Thanks, this was it. I had it in in previous (not running) versions and I somewhere lost it.
Now it runs as it should.

Thanks a lot to both of you for your help.

1 Like

Thanks for the solution guys! Just wanna point out that I’m not sure there is any weighting here, as w = np.ones(len(x)) is defined by never used in the model – am I missing something?

1 Like

You are right, but from here on including the weights seemed straightforward to me. For completnes and if later users might have the same question here the final model

    with model:
        m = pm.Normal("m",0,sd=10,shape =len(cols))
        x = df[cols].to_numpy()
        w = df["weight"].to_numpy()
        labels = df["label"].to_numpy()

        b = pm.Normal("b",0,sd=10)
        score = pm.math.dot(x,m) + b
        mu = pm.math.sigmoid(score)

        logp = w*pm.Bernoulli.dist(p=mu).logp(labels)
        error = pm.Potential("error",logp)

        nsample = 200
        ntune = int(1.0*nsample)
        trace = pm.sample(nsample,tune=ntune,cores=4)

For dummy data just use

x = np.random.rand(200,8)
w = np.random.rand(len(x))
labels=np.random.randint(2, size=200)

as suggested above.

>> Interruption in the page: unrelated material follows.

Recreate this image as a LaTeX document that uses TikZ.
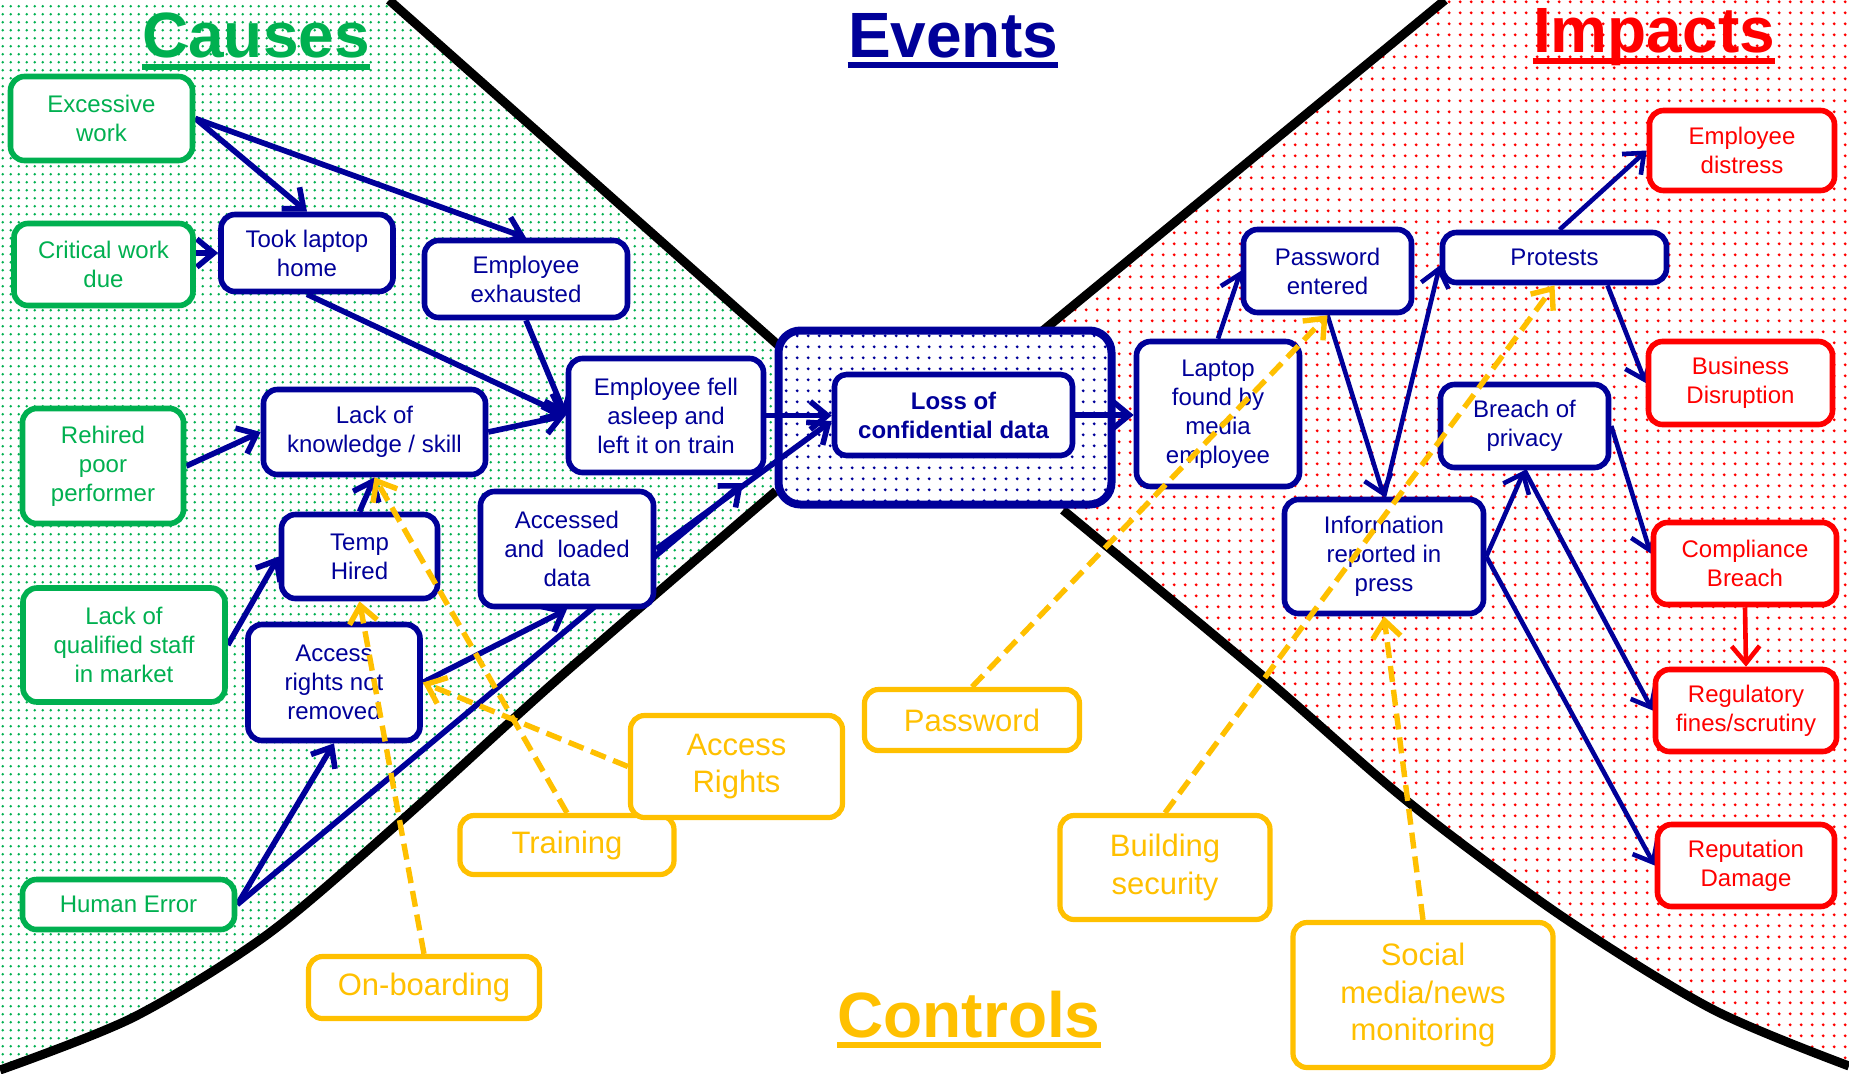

I hope now everything is a bit more clear.

7 Likes

Perfect, thanks for including the full solution – you read my mind :wink:

how do you use posterior predictive distribution for new examples with this approach?

2 Likes

Hey everyone, is there any follow up to this?

Would you use pm.sample_posterior_predictive for this? I wonder how to eliminate the weighting for new examples.